Leadership may be one of the most quintessential human activities. AI will do a lot, but leadership remains a human prerogative. You start by leading yourself, and then you become ready to lead others. The underlying leadership principles remain the same as thousands of years ago, but the techniques vary by situation. If you want to be a good leader, you better have many leadership styles ready to deploy.

You treat all co-workers with equal respect, but you lead each person in an individual way. Your personality stays the same, but your style, mode, and role as a leader must vary by situation. Normally you do peace-time leadership, sometimes you must become a wartime leader. You will always push for faster action, but every now and then you must slow down and let a decision emerge organically. This is situational leadership. And while you are always raising the bar, you must also organize time for celebrations of what has been achieved. 

On your journey to become a better leader, you will never reach the goal. It is a lifelong pursuit of better leadership.

As a Venture Partner at Kvanted, you work closely with startup CEOs. What does that look like in practice and where do founders most often get stuck?

Every human being needs an outside conversation partner. No matter how strong your conviction and how clear your plan, you need an outside view, or you will at some point go badly wrong.

When I engage with founders, first I try to be helpful in their most pressing and concrete issue. It's nothing strategic, just something burdening their mind at that moment. Often, it’s a question of whom to hire, how to prepare for an important meeting, or how to allocate resources to product and GTM.

As we keep working through these practical issues, an understanding develops of what the most essential questions are. At this point, I turn from reactive to proactive. The goal is to get the CEO to self-reflect and engage in metacognition, seeing the situation from the outside, in a broad and unbiased way. When you can step outside of your own shoes to think, it is easier to see the wide variety of paths forward and to pick one.

Many industrial tech founders start as world-class engineers, tackling some of the hardest problems out there. What does it take to grow from expert builder to leader of a company that matches the scale of the problem?

Being a startup CEO is a journey of constant learning and expansion of one's mind.
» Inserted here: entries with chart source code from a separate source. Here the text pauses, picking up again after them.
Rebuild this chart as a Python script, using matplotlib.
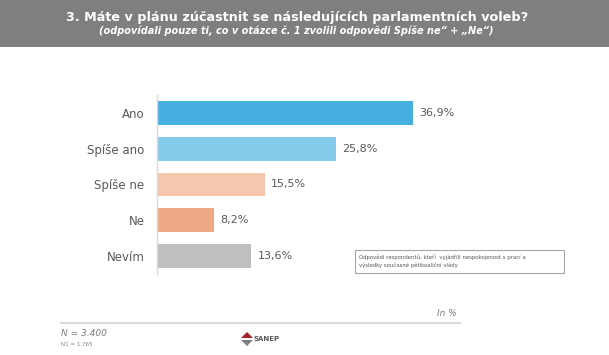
import matplotlib
matplotlib.use("Agg")
import matplotlib.pyplot as plt
from matplotlib.patches import Rectangle, Polygon

categories = ["Ano", "Spíše ano", "Spíše ne", "Ne", "Nevím"]
values = [36.9, 25.8, 15.5, 8.2, 13.6]
value_labels = ["36,9%", "25,8%", "15,5%", "8,2%", "13,6%"]
colors = ["#45afe0", "#85cbeb", "#f5c8ae", "#f0a985", "#bfbfbf"]

title = "3. Máte v plánu zúčastnit se následujících parlamentních voleb?"
subtitle = "(odpovídali pouze ti, co v otázce č. 1 zvolili odpovědi Spíše ne“ + „Ne“)"
note = "Odpovědi respondentů, kteří  vyjádřili nespokojenost s prací a\nvýsledky současné pětikoaliční vlády"

W, H = 609, 355
fig = plt.figure(figsize=(W / 100, H / 100), dpi=100)
fig.patch.set_facecolor("white")

# header band
fig.add_artist(Rectangle((0, 1 - 47 / H), 1, 47 / H, transform=fig.transFigure,
                         facecolor="#7f7f7f", edgecolor="none"))
fig.text(0.487, 1 - 17 / H, title, ha="center", va="center", color="white",
         fontsize=9.2, fontweight="bold", family="DejaVu Sans")
fig.text(0.487, 1 - 31 / H, subtitle, ha="center", va="center", color="white",
         fontsize=7, fontweight="bold", style="italic", family="DejaVu Sans")

# axes: x=0 at 157px, 6.94 px per %
x0, x1 = 157, 157 + 6.94 * 50
y_top, y_bot = 95, 274
ax = fig.add_axes([x0 / W, 1 - y_bot / H, (x1 - x0) / W, (y_bot - y_top) / H])
ypos = list(range(len(categories)))
ax.barh(ypos, values, height=0.66, color=colors)
ax.set_xlim(0, 50)
ax.set_ylim(len(categories) - 0.5, -0.5)
ax.set_yticks(ypos)
ax.set_yticklabels(categories, fontsize=8.5, color="#595959")
ax.tick_params(axis="y", length=0, pad=9)
ax.set_xticks([])
for s in ["top", "right", "bottom"]:
    ax.spines[s].set_visible(False)
ax.spines["left"].set_color("#d9d9d9")
ax.spines["left"].set_linewidth(1)
for y, v, lab in zip(ypos, values, value_labels):
    ax.text(v + 0.9, y, lab, va="center", ha="left", fontsize=8, color="#595959")

# note box
fig.add_artist(Rectangle((355 / W, 1 - 273 / H), (564 - 355) / W, 23 / H,
                         transform=fig.transFigure, facecolor="white",
                         edgecolor="#a6a6a6", linewidth=0.8))
fig.text(359 / W, 1 - 261.5 / H, note, ha="left", va="center", fontsize=3.9,
         color="#595959", linespacing=1.6)

# bottom line and footer
fig.add_artist(plt.Line2D([61 / W, 460 / W], [1 - 323 / H, 1 - 323 / H],
                          transform=fig.transFigure, color="#d9d9d9", linewidth=1.5))
fig.text(457 / W, 1 - 314 / H, "In %", ha="right", va="center", fontsize=6.5,
         style="italic", color="#7f7f7f")
fig.text(61 / W, 1 - 334 / H, "N = 3.400", ha="left", va="center", fontsize=6.5,
         style="italic", color="#7f7f7f")
fig.text(61 / W, 1 - 344 / H, "N1 = 1.765", ha="left", va="center", fontsize=4,
         color="#7f7f7f")

# SANEP logo (simple shapes + text)
cx, cy = 247, 339
fig.add_artist(Polygon([((cx - 6) / W, 1 - (cy - 1) / H), (cx / W, 1 - (cy - 7) / H),
                        ((cx + 6) / W, 1 - (cy - 1) / H)], closed=True,
                       transform=fig.transFigure, facecolor="#a3252c", edgecolor="none"))
fig.add_artist(Polygon([((cx - 6) / W, 1 - (cy + 1) / H), (cx / W, 1 - (cy + 7) / H),
                        ((cx + 6) / W, 1 - (cy + 1) / H)], closed=True,
                       transform=fig.transFigure, facecolor="#7f7f7f", edgecolor="none"))
fig.text((cx + 6) / W, 1 - cy / H, "SANEP", ha="left", va="center", fontsize=5,
         fontweight="bold", color="#595959")

fig.savefig("out.png", dpi=100)
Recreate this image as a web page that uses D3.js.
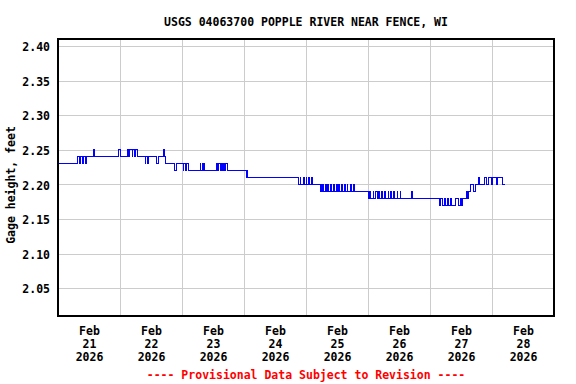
<!DOCTYPE html>
<html>
<head>
<meta charset="utf-8">
<script src="https://cdn.jsdelivr.net/npm/d3@7"></script>
<style>
    body {
        margin: 0;
        background: #fff;
    }
    svg {
        display: block;
        font-family: 'DejaVu Sans Mono', 'Liberation Mono', monospace;
        font-weight: bold;
        font-size: 11.5px;
    }
</style>
</head>
<body>
<svg id="chart" width="576" height="384"></svg>
<script>
    // gage height steps: [hours after Feb 21 00:00, feet] - value holds until next step
    const gageSteps = [
        [0, 2.23],
        [7.5, 2.24], [8.25, 2.23], [8.75, 2.24], [9.5, 2.23], [10.0, 2.24], [10.5, 2.23], [11.0, 2.24],
        [13.75, 2.25], [14.0, 2.24],
        [23.25, 2.25], [24.0, 2.24],
        [26.75, 2.25], [27.25, 2.24], [27.75, 2.25], [28.75, 2.24], [29.0, 2.25], [29.75, 2.24], [30.0, 2.25], [30.75, 2.24],
        [33.75, 2.23], [34.0, 2.24], [34.5, 2.23], [35.0, 2.24],
        [38.0, 2.23], [38.75, 2.24],
        [41.0, 2.25], [41.25, 2.24], [41.75, 2.23],
        [45.25, 2.22], [45.75, 2.23],
        [48.5, 2.22], [48.75, 2.23], [49.5, 2.22], [49.75, 2.23], [50.5, 2.22],
        [55.0, 2.23], [55.25, 2.22], [55.75, 2.23], [56.0, 2.22], [56.5, 2.23], [56.75, 2.22],
        [61.5, 2.23], [61.75, 2.22], [62.25, 2.23], [62.75, 2.22], [63.25, 2.23], [63.5, 2.22], [64.25, 2.23], [64.5, 2.22], [64.75, 2.23], [65.75, 2.22],
        [73.0, 2.21], [73.25, 2.22], [73.5, 2.21],
        [93.0, 2.20], [93.75, 2.21], [94.0, 2.20], [95.0, 2.21], [95.25, 2.20], [96.0, 2.21], [96.25, 2.20],
        [97.0, 2.21], [97.5, 2.20], [98.0, 2.21], [98.5, 2.20],
        [101.5, 2.19], [101.75, 2.20], [102.0, 2.19], [102.5, 2.20], [102.75, 2.19], [103.5, 2.20], [103.75, 2.19], [104.5, 2.20],
        [104.75, 2.19], [105.5, 2.20], [105.75, 2.19], [106.75, 2.20], [107.0, 2.19], [107.75, 2.20],
        [108.0, 2.19], [108.75, 2.20], [109.0, 2.19], [109.75, 2.20], [110.0, 2.19], [111.0, 2.20],
        [111.25, 2.19], [112.0, 2.20], [112.25, 2.19], [113.25, 2.20], [113.5, 2.19], [114.5, 2.20], [114.75, 2.19],
        [120.25, 2.18], [120.75, 2.19], [121.0, 2.18], [122.0, 2.19], [122.25, 2.18], [123.0, 2.19], [123.5, 2.18], [124.25, 2.19],
        [124.5, 2.18], [125.25, 2.19], [125.5, 2.18], [126.5, 2.19], [126.75, 2.18], [127.75, 2.19], [128.0, 2.18], [128.75, 2.19],
        [129.0, 2.18], [130.0, 2.19], [130.25, 2.18], [131.25, 2.19], [131.5, 2.18], [132.5, 2.19], [132.75, 2.18],
        [136.75, 2.19], [137.25, 2.18],
        [147.75, 2.17], [148.25, 2.18], [148.75, 2.17], [149.5, 2.18], [150.0, 2.17], [150.75, 2.18], [151.25, 2.17], [152.0, 2.18],
        [152.5, 2.17], [154.0, 2.18], [155.0, 2.17], [155.75, 2.18], [156.25, 2.17], [156.75, 2.18],
        [158.0, 2.19], [158.5, 2.18], [158.75, 2.19], [159.75, 2.20], [161.0, 2.19], [161.5, 2.20], [162.75, 2.21], [163.0, 2.20],
        [165.25, 2.21], [166.0, 2.20], [166.5, 2.21], [167.75, 2.20], [168.25, 2.21], [169.75, 2.20], [170.0, 2.21], [172.25, 2.20],
        [173.0, 2.20]
    ];

    const yTicks = [2.05, 2.10, 2.15, 2.20, 2.25, 2.30, 2.35, 2.40];
    const dayLabels = ["21", "22", "23", "24", "25", "26", "27", "28"];
    const monthLabel = "Feb";
    const yearLabel = "2026";
    const titleText = "USGS 04063700 POPPLE RIVER NEAR FENCE, WI";
    const yAxisText = "Gage height, feet";
    const footerText = "---- Provisional Data Subject to Revision ----";

    (function () {
        'use strict';

        const plotLeft = 58, plotRight = 554, plotTop = 39, plotBottom = 316;
        const start = Date.UTC(2026, 1, 21);
        const hour = 3600 * 1000;

        const svg = d3.select("#chart");

        const x = d3.scaleUtc()
            .domain([new Date(start), new Date(Date.UTC(2026, 2, 1))])
            .range([plotLeft, plotRight]);
        const y = d3.scaleLinear()
            .domain([2.01, 2.41])
            .range([plotBottom, plotTop]);

        // horizontal grid + value labels
        const yAxis = svg.append("g")
            .attr("transform", `translate(${plotLeft},0)`)
            .call(d3.axisLeft(y)
                .tickValues(yTicks)
                .tickSize(-(plotRight - plotLeft))
                .tickPadding(8)
                .tickFormat(d3.format(".2f")));
        yAxis.attr("font-family", null).attr("font-size", null);
        yAxis.select(".domain").remove();
        yAxis.selectAll("line").attr("stroke", "#cccccc").attr("shape-rendering", "crispEdges");
        yAxis.selectAll("text").attr("fill", "#000").attr("dy", "0.4em");

        // vertical grid at midnight
        const midnights = dayLabels.slice(1).map((d, i) => new Date(start + (i + 1) * 24 * hour));
        const xGrid = svg.append("g")
            .attr("transform", `translate(0,${plotBottom})`)
            .call(d3.axisBottom(x)
                .tickValues(midnights)
                .tickSize(-(plotBottom - plotTop))
                .tickFormat(""));
        xGrid.select(".domain").remove();
        xGrid.selectAll("line").attr("stroke", "#cccccc").attr("shape-rendering", "crispEdges");

        // date labels at noon
        const noons = dayLabels.map((d, i) => new Date(start + (i * 24 + 12) * hour));
        const xAxis = svg.append("g")
            .attr("transform", `translate(0,${plotBottom})`)
            .call(d3.axisBottom(x)
                .tickValues(noons)
                .tickSize(0)
                .tickFormat(""));
        xAxis.attr("font-family", null).attr("font-size", null);
        xAxis.select(".domain").remove();
        xAxis.selectAll(".tick text").each(function (d, i) {
            const t = d3.select(this).attr("y", null).attr("dy", null).attr("fill", "#000");
            [monthLabel, dayLabels[i], yearLabel].forEach((s, k) => {
                t.append("tspan").attr("x", 0).attr("y", 19 + k * 13).text(s);
            });
        });

        // data line
        const line = d3.line()
            .x(d => x(new Date(start + d[0] * hour)))
            .y(d => y(d[1]))
            .curve(d3.curveStepAfter);

        svg.append("path")
            .datum(gageSteps)
            .attr("fill", "none")
            .attr("stroke", "#0000ff")
            .attr("stroke-width", 1)
            .attr("shape-rendering", "crispEdges")
            .attr("d", line);

        // frame
        svg.append("rect")
            .attr("x", plotLeft)
            .attr("y", plotTop)
            .attr("width", plotRight - plotLeft)
            .attr("height", plotBottom - plotTop)
            .attr("fill", "none")
            .attr("stroke", "#000")
            .attr("stroke-width", 2);

        svg.append("text")
            .attr("x", (plotLeft + plotRight) / 2)
            .attr("y", 26)
            .attr("text-anchor", "middle")
            .text(titleText);

        svg.append("text")
            .attr("transform", "translate(15,185) rotate(-90)")
            .attr("text-anchor", "middle")
            .text(yAxisText);

        svg.append("text")
            .attr("x", (plotLeft + plotRight) / 2)
            .attr("y", 379)
            .attr("text-anchor", "middle")
            .attr("fill", "#ff0000")
            .text(footerText);
    })();
</script>
</body>
</html>
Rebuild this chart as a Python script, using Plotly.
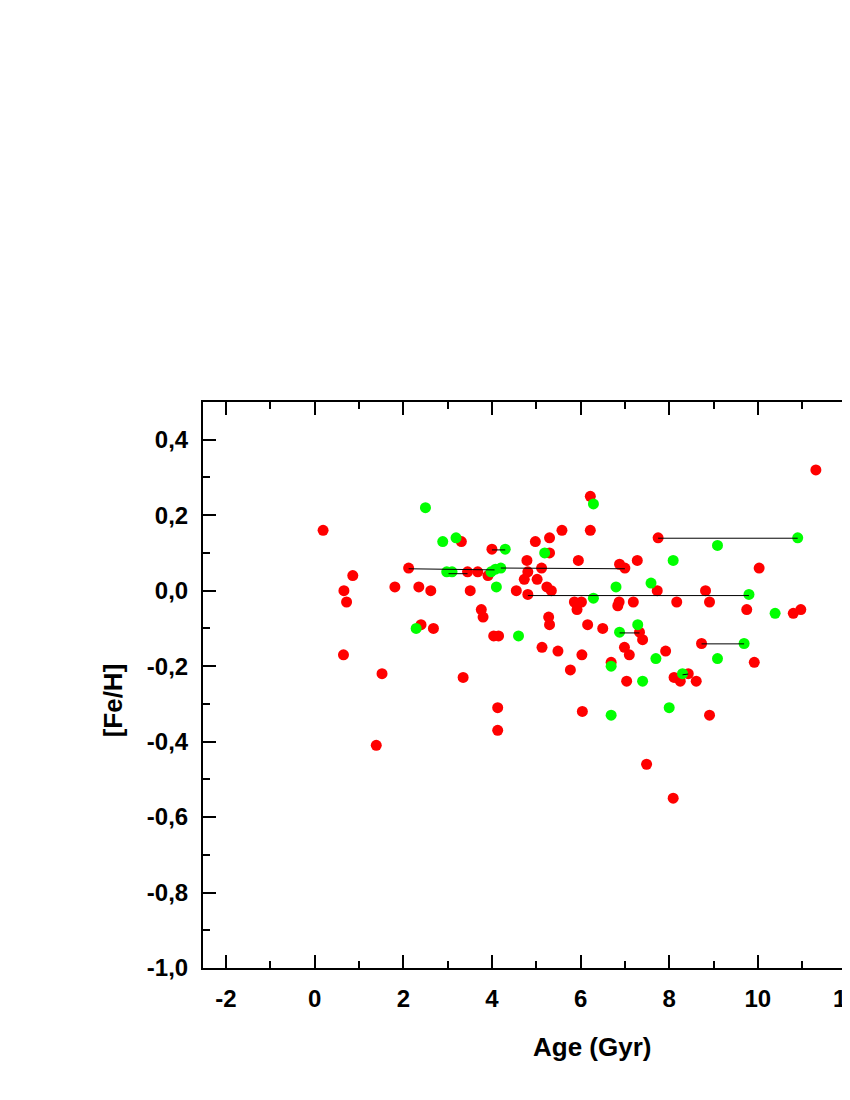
import plotly.graph_objects as go

# red stars: age (Gyr), [Fe/H]
red_age = [0.19, 0.66, 0.72, 0.86, 0.65, 1.39, 1.52, 1.81, 2.12, 2.35,
           2.40, 2.62, 2.68, 3.31, 3.35, 3.45, 3.51, 3.68, 3.76, 3.80,
           3.91, 4.00, 4.04, 4.15, 4.13, 4.13, 4.55, 4.73, 4.79, 4.81,
           4.81, 4.98, 5.02, 5.12, 5.13, 5.24, 5.28, 5.30, 5.30, 5.30,
           5.34, 5.49, 5.58, 5.77, 5.86, 5.92, 5.95, 6.02, 6.03, 6.04,
           6.16, 6.22, 6.22, 6.50, 6.69, 6.84, 6.87, 6.88, 6.99, 7.00,
           7.04, 7.10, 7.19, 7.28, 7.33, 7.40, 7.49, 7.73, 7.75, 7.92,
           8.09, 8.11, 8.17, 8.25, 8.43, 8.61, 8.73, 8.82, 8.91, 8.91,
           9.75, 9.92, 10.03, 10.80, 10.97, 11.31]
red_feh = [0.16, 0.00, -0.03, 0.04, -0.17, -0.41, -0.22, 0.01, 0.06, 0.01,
           -0.09, 0.00, -0.10, 0.13, -0.23, 0.05, 0.00, 0.05, -0.05, -0.07,
           0.04, 0.11, -0.12, -0.12, -0.31, -0.37, 0.00, 0.03, 0.08, 0.05,
           -0.01, 0.13, 0.03, 0.06, -0.15, 0.01, -0.07, -0.09, 0.14, 0.10,
           0.00, -0.16, 0.16, -0.21, -0.03, -0.05, 0.08, -0.03, -0.17, -0.32,
           -0.09, 0.25, 0.16, -0.10, -0.19, -0.04, -0.03, 0.07, -0.15, 0.06,
           -0.24, -0.17, -0.03, 0.08, -0.11, -0.13, -0.46, 0.00, 0.14, -0.16,
           -0.55, -0.23, -0.03, -0.24, -0.22, -0.24, -0.14, 0.00, -0.03, -0.33,
           -0.05, -0.19, 0.06, -0.06, -0.05, 0.32]

# green stars
green_age = [2.29, 2.50, 2.89, 2.98, 3.10, 3.19, 3.98, 4.08, 4.20, 4.10,
             4.30, 4.60, 5.19, 6.29, 6.29, 6.69, 6.69, 6.80, 6.88, 7.29,
             7.40, 7.59, 7.70, 8.00, 8.09, 8.30, 9.09, 9.09, 9.69, 9.80,
             10.39, 10.90]
green_feh = [-0.10, 0.22, 0.13, 0.05, 0.05, 0.14, 0.05, 0.057, 0.06, 0.01,
             0.11, -0.12, 0.10, 0.23, -0.02, -0.20, -0.33, 0.01, -0.11, -0.09,
             -0.24, 0.02, -0.18, -0.31, 0.08, -0.22, 0.12, -0.18, -0.14, -0.01,
             -0.06, 0.14]

# connecting segments between the two age estimates
link_age0 = [2.12, 3.02, 4.00, 4.20, 4.81, 6.88, 7.75, 8.73, 8.30]
link_age1 = [4.06, 3.45, 4.30, 7.00, 9.80, 7.33, 10.90, 9.69, 8.43]
link_feh0 = [0.058, 0.045, 0.108, 0.060, -0.013, -0.112, 0.139, -0.141, -0.223]
link_feh1 = [0.055, 0.045, 0.108, 0.058, -0.013, -0.112, 0.139, -0.141, -0.221]

x_ticks = [-2, 0, 2, 4, 6, 8, 10, 12]
x_labels = ['-2', '0', '2', '4', '6', '8', '10', '12']
y_ticks = [0.4, 0.2, 0.0, -0.2, -0.4, -0.6, -0.8, -1.0]
y_labels = ['0,4', '0,2', '0,0', '-0,2', '-0,4', '-0,6', '-0,8', '-1,0']

FONT = 'Arial, Liberation Sans, sans-serif'

link_x, link_y = [], []
for a0, a1, f0, f1 in zip(link_age0, link_age1, link_feh0, link_feh1):
    link_x += [a0, a1, None]
    link_y += [f0, f1, None]

fig = go.Figure()
fig.add_trace(go.Scatter(x=red_age, y=red_feh, mode='markers',
                         marker=dict(color='#ff0000', size=11, line=dict(width=0))))
fig.add_trace(go.Scatter(x=green_age, y=green_feh, mode='markers',
                         marker=dict(color='#00ff00', size=11, line=dict(width=0))))
fig.add_trace(go.Scatter(x=link_x, y=link_y, mode='lines',
                         line=dict(color='black', width=1)))

axis_common = dict(
    showgrid=False, zeroline=False, automargin=False,
    showline=True, linecolor='black', linewidth=2,
    ticks='inside', ticklen=13, tickwidth=2, tickcolor='black',
    tickfont=dict(family=FONT, size=24, color='black', weight='bold'),
    ticklabelstandoff=8, ticklabeloverflow='allow',
)

fig.update_xaxes(**axis_common, range=[-2.52, 12.08], mirror='ticks',
                 tickvals=x_ticks, ticktext=x_labels,
                 minor=dict(ticks='inside', ticklen=7, tickwidth=2,
                            tickcolor='black', dtick=1, tick0=-1))
fig.update_yaxes(**axis_common, range=[-1.0, 0.5],
                 tickvals=y_ticks, ticktext=y_labels,
                 minor=dict(ticks='inside', ticklen=7, tickwidth=2,
                            tickcolor='black', dtick=0.1, tick0=0.0))

fig.add_annotation(text='Age (Gyr)', xref='paper', yref='paper',
                   x=0.601, y=-0.14, xanchor='center', yanchor='middle',
                   showarrow=False,
                   font=dict(family=FONT, size=26, color='black', weight='bold'))
fig.add_annotation(text='[Fe/H]', xref='paper', yref='paper',
                   x=-0.139, y=0.473, xanchor='center', yanchor='middle',
                   textangle=-90, showarrow=False,
                   font=dict(family=FONT, size=26, color='black', weight='bold'))

# page body adds an 8px margin, so the figure is shifted back by that much
fig.update_layout(
    width=842, height=1075,
    margin=dict(l=195, r=0, t=394, b=115),
    paper_bgcolor='white', plot_bgcolor='white',
    showlegend=False,
)

fig.write_html("out.html")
A big shift is when a technical founder learns to sell and to lead an organization. At the most fundamental level, these shifts require humility, curiosity and ambition.

The person must be ready to leave the comfortable space of being just a technical founder moving from things you know into a domain where you may know nothing. Just go! You will learn on the way.

A great book on this topic that I recommend everyone who is starting a company is Finders Keepers by Rich Hagberg (2025).

You’ve been at the center of major industry shifts; open source, cloud, cybersecurity. Industrial technology is now going through a similar transition. What does this moment demand from founders that previous generations didn’t face?

I am not sure I know. I think I know, but I am not assuming I can see the shift to AI as clearly as a new person might see it. My view is affected by past experiences of other major tech shifts. Perhaps I am better at pattern matching, but perhaps I am worse at detecting weak signals. I hear many people of my seniority talk with overconfidence about AI, and I am trying not to fall into that trap myself.

What I am observing is that everything is moving faster than before. Meetings must be shorter and decisions quicker. As a result, more things will go wrong. It will be vital to know how to recover from failure, and essential not to lose sleep over the fact that we can't grasp everything. We are just moving forward, trusting that there will be opportunities tomorrow to fix the mistakes of today.

In early-stage companies, the biggest decisions often have incomplete data and high stakes. How do you coach founders to make the right calls under that kind of uncertainty?

I don't think they need to make the right calls. They just need to be able to analyze quickly whether their decision was right or wrong, and they must know how to course-correct. I would put my effort into that rather than trying to find the right answer from the start.

“I don't think they need to make the right calls. They just need to be able to analyze quickly whether their decision was right or wrong, and they must know how to course-correct.”

Looking back at your first CEO role what’s one thing you had to learn the hard way that every founder should understand earlier?

All true startup learnings come the hard way. It feels terrible the first time you fire an employee, whether you were prepared or not. It hurts when promising prospects don't become customers or early customers abandon you. It is painful when you try to recruit great people, but they don't believe in your business. All these learnings are painful, but so what. A startup founder is not afraid of pain or struggle.

What makes startup builders succeed is tenacity - the power to keep moving forward despite losses and adversity. Winston Churchill said it well: “Success consists of going from failure to failure with undiminished enthusiasm”.